A correspondent wanted to know who I am.

I replied:

You want to know about me?

I’ll tell you my big secret: I listen to other people. 

I listen and find commonalities, and then try to find ways to speak the truths that appear woven throughout our narratives.

It doesn’t sound like a big thing, but the saddest thing about transpeople is just an expansion of the saddest thing about most people in this world:  they work to rationalize their own choices by separation rather than understanding their choices in a wider context by connecting.  

In other words, they don’t really listen, rather they just search for ideas, beliefs and truths that they know they agree with or know they disagree with, looking for notions that support the separations they hold which defend their own choices.   They don’t want challenge to see more clearly, they want the comfort of having their own assumptions and rationalizations affirmed.
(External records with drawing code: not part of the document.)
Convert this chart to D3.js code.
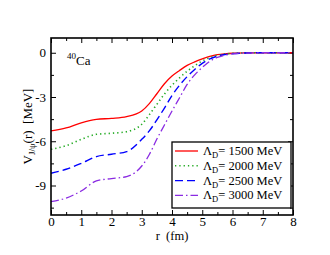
<!DOCTYPE html>
<html lang="en">
<head>
    <meta charset="UTF-8">
    <title>J/psi potential in 40Ca</title>
    <script src="https://cdn.jsdelivr.net/npm/d3@7"></script>
</head>
<body>
<style>
    body {
        margin: 0;
        background-color: white;
    }
    svg {
        display: block;
    }
    svg text {
        font-family: "Liberation Serif", "DejaVu Serif", serif;
    }
    .axis path {
        display: none;
    }
    .axis line {
        stroke: black;
        stroke-width: 1;
    }
    .axis text {
        font-size: 13px;
        fill: black;
    }
</style>

<svg width="330" height="255" font-family="Liberation Serif"></svg>

<script>
    // radius (fm)
    var radius = [0, 0.5, 1, 1.5, 2, 2.5, 3, 3.25, 3.5, 3.75, 4, 4.25, 4.5, 4.75, 5, 5.25, 5.5, 5.75, 6, 6.5, 7, 8];
    // V_J/psi(r) in MeV for each cutoff
    var v1500 = [-5.3, -5.1, -4.75, -4.52, -4.45, -4.33, -3.95, -3.45, -2.78, -2.1, -1.58, -1.2, -0.86, -0.62, -0.42, -0.25, -0.13, -0.07, -0.035, -0.01, 0, 0];
    var v2000 = [-6.55, -6.3, -5.87, -5.53, -5.46, -5.35, -4.85, -4.2, -3.5, -2.8, -2.2, -1.7, -1.25, -0.88, -0.56, -0.33, -0.18, -0.09, -0.045, -0.01, 0, 0];
    var v2500 = [-8.17, -7.9, -7.5, -7.04, -6.88, -6.7, -5.87, -5.3, -4.55, -3.75, -2.9, -2.2, -1.62, -1.13, -0.72, -0.42, -0.23, -0.12, -0.06, -0.015, 0, 0];
    var v3000 = [-10.1, -9.85, -9.37, -8.69, -8.53, -8.4, -7.68, -6.9, -5.85, -4.9, -3.95, -3.05, -2.15, -1.5, -1.0, -0.58, -0.32, -0.17, -0.08, -0.02, 0, 0];
    var cutoffs = ["1500", "2000", "2500", "3000"];
    var xTicks = [0, 1, 2, 3, 4, 5, 6, 7, 8];
    var xMinor = [0.5, 1.5, 2.5, 3.5, 4.5, 5.5, 6.5, 7.5];
    var yTicks = [0, -3, -6, -9];
    var yMinor = [-1.5, -4.5, -7.5, -10.5];

    var series = [
        {lambda: cutoffs[0], values: v1500, color: "#ff0000", dash: null, width: 1.3},
        {lambda: cutoffs[1], values: v2000, color: "#22aa22", dash: "1.3,3", width: 1.6},
        {lambda: cutoffs[2], values: v2500, color: "#0000ff", dash: "8,4", width: 1.4},
        {lambda: cutoffs[3], values: v3000, color: "#8a2be2", dash: "8,3,1.5,3", width: 1.3}
    ];

    var svg = d3.select("svg");
    // plot box (note: "top" is a reserved window property)
    var pLeft = 51, pRight = 293, pTop = 38, pBottom = 215;

    var getX = d3.scaleLinear().domain([0, 8]).range([pLeft, pRight]);
    var getY = d3.scaleLinear().domain([-11, 1]).range([pBottom, pTop]);

    // major and minor ticks on all four sides, pointing inward
    function tickAxes(axisFn, scale, ticks, size, transform) {
        svg.append("g")
            .attr("class", "axis")
            .attr("transform", transform)
            .call(axisFn(scale).tickValues(ticks).tickSize(size).tickFormat(""));
    }
    tickAxes(d3.axisBottom, getX, xTicks, -5, "translate(0," + pBottom + ")");
    tickAxes(d3.axisBottom, getX, xMinor, -3, "translate(0," + pBottom + ")");
    tickAxes(d3.axisTop, getX, xTicks, -5, "translate(0," + pTop + ")");
    tickAxes(d3.axisTop, getX, xMinor, -3, "translate(0," + pTop + ")");
    tickAxes(d3.axisLeft, getY, yTicks, -5, "translate(" + pLeft + ",0)");
    tickAxes(d3.axisLeft, getY, yMinor, -3, "translate(" + pLeft + ",0)");
    tickAxes(d3.axisRight, getY, yTicks, -5, "translate(" + pRight + ",0)");
    tickAxes(d3.axisRight, getY, yMinor, -3, "translate(" + pRight + ",0)");

    // tick labels
    svg.append("g")
        .attr("class", "axis")
        .attr("transform", "translate(0," + pBottom + ")")
        .call(d3.axisBottom(getX).tickValues(xTicks).tickSize(0).tickPadding(2).tickFormat(d3.format("d")));
    svg.append("g")
        .attr("class", "axis")
        .attr("transform", "translate(" + pLeft + ",0)")
        .call(d3.axisLeft(getY).tickValues(yTicks).tickSize(0).tickPadding(5).tickFormat(function (d) {
            return d < 0 ? "-" + Math.abs(d) : d;
        }));
    svg.selectAll(".axis").attr("font-family", "Liberation Serif");

    // curves
    var line = d3.line()
        .x(function (d) { return getX(d[0]); })
        .y(function (d) { return getY(d[1]); })
        .curve(d3.curveMonotoneX);

    svg.append("g")
        .selectAll("path")
        .data(series)
        .enter()
        .append("path")
        .attr("fill", "none")
        .attr("stroke", function (d) { return d.color; })
        .attr("stroke-width", function (d) { return d.width; })
        .attr("stroke-dasharray", function (d) { return d.dash; })
        .attr("d", function (d) {
            return line(radius.map(function (r, i) { return [r, d.values[i]]; }));
        });

    // frame
    svg.append("rect")
        .attr("x", pLeft)
        .attr("y", pTop)
        .attr("width", pRight - pLeft)
        .attr("height", pBottom - pTop)
        .attr("fill", "none")
        .attr("stroke", "black")
        .attr("stroke-width", 1.6);

    // nucleus label
    var ca = svg.append("text")
        .attr("x", 67)
        .attr("y", 65)
        .attr("font-size", 13);
    ca.append("tspan").attr("font-size", 9).attr("dy", -6).text("40");
    ca.append("tspan").attr("dy", 6).text("Ca");

    // axis titles
    svg.append("text")
        .attr("x", (pLeft + pRight) / 2)
        .attr("y", 240)
        .attr("text-anchor", "middle")
        .attr("font-size", 12.5)
        .attr("xml:space", "preserve")
        .text("r  (fm)");

    var yTitle = svg.append("text")
        .attr("transform", "translate(32," + ((pTop + pBottom) / 2) + ") rotate(-90)")
        .attr("text-anchor", "middle")
        .attr("font-size", 13)
        .attr("xml:space", "preserve");
    yTitle.append("tspan").text("V");
    yTitle.append("tspan").attr("font-size", 9).attr("dy", 3).text("J/\u03c8");
    yTitle.append("tspan").attr("dy", -3).text("(r)  [MeV]");

    // legend
    var legend = svg.append("g");
    legend.append("rect")
        .attr("x", 172)
        .attr("y", 142)
        .attr("width", 119)
        .attr("height", 66)
        .attr("fill", "white")
        .attr("stroke", "black")
        .attr("stroke-width", 1.3);

    var rows = legend.selectAll(".row")
        .data(series)
        .enter()
        .append("g")
        .attr("class", "row")
        .attr("transform", function (d, i) { return "translate(0," + (151 + i * 14.8) + ")"; });
    rows.append("line")
        .attr("x1", 175)
        .attr("x2", 198)
        .attr("stroke", function (d) { return d.color; })
        .attr("stroke-width", function (d) { return d.width; })
        .attr("stroke-dasharray", function (d) { return d.dash; });
    var lt = rows.append("text")
        .attr("x", 203)
        .attr("y", 4)
        .attr("font-size", 12.5)
        .attr("xml:space", "preserve");
    lt.append("tspan").text("\u039b");
    lt.append("tspan").attr("font-size", 8.5).attr("dy", 3).text("D");
    lt.append("tspan").attr("dy", -3).text(function (d) { return "= " + d.lambda + " MeV"; });
</script>
</body>
</html>
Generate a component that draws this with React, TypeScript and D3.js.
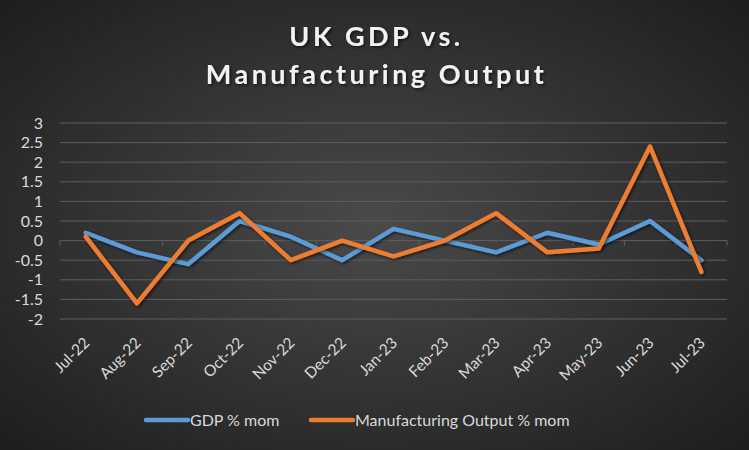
import React, { useEffect, useRef } from 'react'
import * as d3 from 'd3'

const months = ['Jul-22', 'Aug-22', 'Sep-22', 'Oct-22', 'Nov-22', 'Dec-22', 'Jan-23', 'Feb-23', 'Mar-23', 'Apr-23', 'May-23', 'Jun-23', 'Jul-23']
const gdp = [0.2, -0.3, -0.6, 0.5, 0.1, -0.5, 0.3, 0.0, -0.3, 0.2, -0.1, 0.5, -0.5]
const manufacturing = [0.1, -1.6, 0.0, 0.7, -0.5, 0.0, -0.4, 0.0, 0.7, -0.3, -0.2, 2.4, -0.8]
const yTicks = [3, 2.5, 2, 1.5, 1, 0.5, 0, -0.5, -1, -1.5, -2]
const seriesNames = ['GDP % mom', 'Manufacturing Output % mom']
const seriesColors = ['#5b9bd5', '#ed7d31']

const W = 749
const H = 450
const margin = { top: 123, right: 22, bottom: 131, left: 60 }
const font = 'Lato, "Open Sans", sans-serif'

const Chart = () => {
  const ref = useRef<SVGSVGElement>(null)

  useEffect(() => {
    const svg = d3.select(ref.current)
    svg.selectAll('*').remove()

    const defs = svg.append('defs')
    const grad = defs.append('radialGradient').attr('id', 'bg').attr('cx', '50%').attr('cy', '50%').attr('r', '70%')
    grad.append('stop').attr('offset', '0%').attr('stop-color', '#4a4a4a')
    grad.append('stop').attr('offset', '100%').attr('stop-color', '#1e1e1e')
    const shadow = defs.append('filter').attr('id', 'shadow').attr('x', '-10%').attr('y', '-10%').attr('width', '120%').attr('height', '120%')
    shadow.append('feDropShadow').attr('dx', 1.5).attr('dy', 1.5).attr('stdDeviation', 1.5).attr('flood-color', '#000').attr('flood-opacity', 0.6)

    svg.append('rect').attr('width', W).attr('height', H).attr('fill', 'url(#bg)')

    const boundedWidth = W - margin.left - margin.right
    const boundedHeight = H - margin.top - margin.bottom

    const x = d3.scaleBand<string>().domain(months).range([0, boundedWidth])
    const y = d3.scaleLinear().domain([-2, 3]).range([boundedHeight, 0])

    const bounds = svg.append('g').attr('transform', `translate(${margin.left},${margin.top})`)

    // gridlines
    bounds
      .selectAll('.grid')
      .data(yTicks)
      .join('line')
      .attr('x1', 0)
      .attr('x2', boundedWidth)
      .attr('y1', d => y(d))
      .attr('y2', d => y(d))
      .attr('stroke', '#5e5e5e')
      .attr('stroke-width', 1)

    // zero axis with ticks between categories
    bounds
      .selectAll('.tick-mark')
      .data(d3.range(months.length + 1))
      .join('line')
      .attr('x1', i => i * x.bandwidth())
      .attr('x2', i => i * x.bandwidth())
      .attr('y1', y(0))
      .attr('y2', y(0) + 5)
      .attr('stroke', '#5e5e5e')

    // y labels
    bounds
      .selectAll('.ylab')
      .data(yTicks)
      .join('text')
      .attr('x', -17)
      .attr('y', d => y(d))
      .attr('dy', '0.35em')
      .attr('text-anchor', 'end')
      .attr('fill', '#d9d9d9')
      .style('font-family', font)
      .style('font-size', '16px')
      .text(d => String(d))

    // x labels
    bounds
      .selectAll('.xlab')
      .data(months)
      .join('text')
      .attr('transform', d => `translate(${(x(d) ?? 0) + x.bandwidth() / 2 + 1},${boundedHeight + 21}) rotate(-45)`)
      .attr('text-anchor', 'end')
      .attr('dy', '0.35em')
      .attr('fill', '#d9d9d9')
      .style('font-family', font)
      .style('font-size', '15.5px')
      .text(d => d)

    const line = d3
      .line<number>()
      .x((_, i) => (x(months[i]) ?? 0) + x.bandwidth() / 2)
      .y(d => y(d))

    ;[gdp, manufacturing].forEach((values, k) => {
      bounds
        .append('path')
        .datum(values)
        .attr('d', line)
        .attr('fill', 'none')
        .attr('stroke', seriesColors[k])
        .attr('stroke-width', 4.5)
        .attr('stroke-linejoin', 'round')
        .attr('stroke-linecap', 'round')
        .attr('filter', 'url(#shadow)')
    })

    // title
    const title = svg
      .append('text')
      .attr('text-anchor', 'middle')
      .attr('fill', '#f2f2f2')
      .attr('filter', 'url(#shadow)')
      .style('font-family', font)
      .style('font-size', '27px')
      .style('font-weight', 'bold')
      .style('letter-spacing', '3.5px')
    title.append('tspan').attr('x', W / 2 + 2).attr('y', 46).text('UK GDP vs.')
    title.append('tspan').attr('x', W / 2 + 2).attr('y', 84).text('Manufacturing Output')

    // legend
    const legendX = [146, 311]
    seriesNames.forEach((name, k) => {
      const g = svg.append('g').attr('transform', `translate(${legendX[k]},420)`)
      g.append('line')
        .attr('x1', 0)
        .attr('x2', 42)
        .attr('y1', 0)
        .attr('y2', 0)
        .attr('stroke', seriesColors[k])
        .attr('stroke-width', 4.5)
        .attr('stroke-linecap', 'round')
      g.append('text')
        .attr('x', 44)
        .attr('dy', '0.35em')
        .attr('fill', '#d9d9d9')
        .style('font-family', font)
        .style('font-size', '16px')
        .text(name)
    })
  }, [])

  return <svg ref={ref} width={W} height={H} style={{ position: 'absolute', left: 0, top: 0, display: 'block' }} />
}

export default function App() {
  return <Chart />
}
When people are in a defensive mode, they don’t want you to hear the truth contained in their words, rather they want you to hear what they mean to say, the face they paint on themselves to face the world.   After all, for most people who lie or dissemble, the person they want to fool the most is themselves.   It’s usually much more comforting to break mirrors that reflect us in unpleasant ways rather than to face that revelation and work to get more whole, more integral, more actualized, more healthy.

I listen, even when it challenged or challenges me, and I try to find what connects us.   That’s why I am the “grad course,” because newbies who still want to find a way to separate, isolate, compartmentlize or deny their messy humanity find me either challenging or crazy, saying things that they can’t believe apply to their life.

I listen and I understand, and sometimes, when asked, I share a bit of this boiled down wisdom, knowing that it may well just be dismissed as another asshole heard from.

But that’s what I do.  And what I have done for about a decade and a half, now.